Strongly Correlated Growth of Rydberg Aggregates in a Vapor Cell

The observation of strongly interacting many-body phenomena in atomic gases typically requires ultracold samples. Here we show that the strong interaction potentials between Rydberg atoms enable the observation of many-body effects in an atomic vapor, even at room temperature. We excite Rydberg atoms in cesium vapor and observe in real time an out-of-equilibrium excitation dynamics that is consistent with an aggregation mechanism. The experimental observations show qualitative and quantitative agreement with a microscopic theoretical model. Numerical simulations reveal that the strongly correlated growth of the emerging aggregates is reminiscent of soft-matter type systems.

Figure 1

Principle of the aggregation. (a) Interaction induced level shift. An already excited Rydberg atom (red dot) at the origin produces an energy shift for the neighboring atoms.
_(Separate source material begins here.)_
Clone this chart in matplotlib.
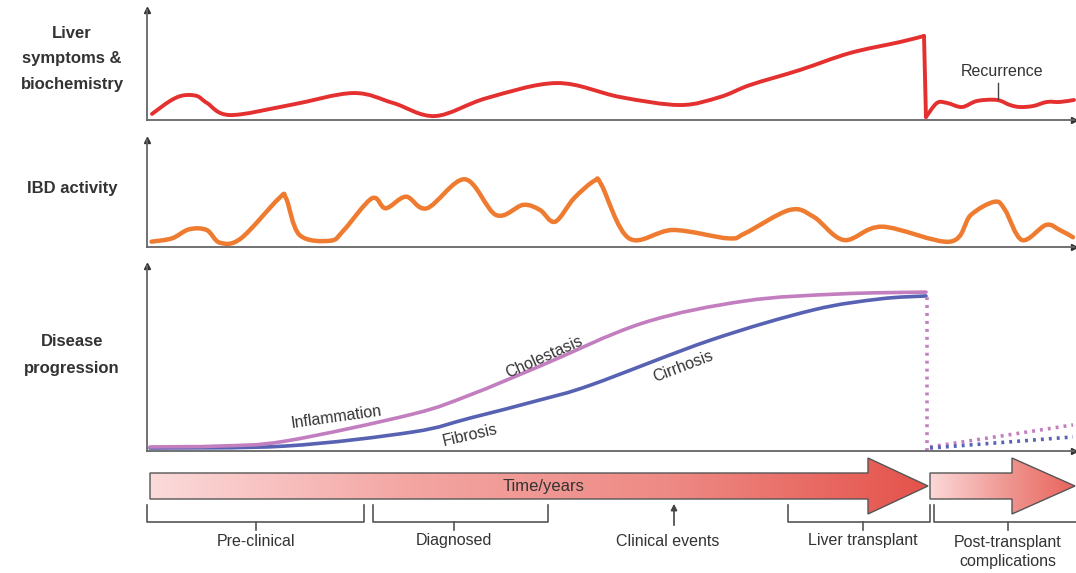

At the facilitation radius $r_{\text{fac}}$, the atoms are exactly shifted in resonance with the excitation laser, red-detuned by $\mathrm{\Delta }$. The grey shaded area symbolizes the excitation bandwidth, a Gaussian whose width is given by the dephasing rate $\gamma$. (b) Left: Typical time evolution of the Rydberg population and of the transmission change of the exciting laser [experimental signal, which is proportional to the derivative of the Rydberg density, see text and Fig. 2 for details] during the aggregation process. Right: Snapshots of the aggregation at times $A,B$, and $C$, illustrated for a frozen gas in 2D. Red dots correspond to Rydberg atoms. Blue dots correspond to resonant atoms. The dark grey line shows the “resonant shell” in which the excitation of Rydberg atoms is facilitated. Inset: Sketch of the density-density correlation function expected for the steady state [corresponding to $C$].

Figure 2

(a) Schematic energy level diagram for the excitation to Rydberg states of cesium atoms. (b) Sketch of the experimental setup. (c) Transmission signals at different atom number densities for the 32S state. The two-photon detuning is $\mathrm{\Delta }\approx 2\pi \times -2200\mathrm{MHz}$. The two-photon Rabi frequency is $\mathrm{\Omega }=2\pi \times 100\mathrm{MHz}$. The grey-shaded area in the background represents the temporal pulse shape of the infrared laser. The time delay $t_{\text{sat}}$ used for the quantitative analysis is also depicted. The black curve (upper panel) is the expected transmission signal (not to scale) for noninteracting atoms (following the approach from Ref. [33]).

Figure 3

Density plots showing the transmission change as a function of time (vertical axis, from top to bottom) and detuning. The parameters are as in Table 1. (a) Simulated data with pure van der Waals interaction. The Rabi frequency was rescaled with a factor 0.38. (b) Simulated data with pure dipole-dipole interaction (for $15^3$ atoms). The Rabi frequency was rescaled with a factor 0.23. (c) Experimental data. The blue (resp. green) line shows the position of the absorption maximum $t_{\text{sat}}$ in the simulated data with van der Waals (resp. dipole-dipole) interaction.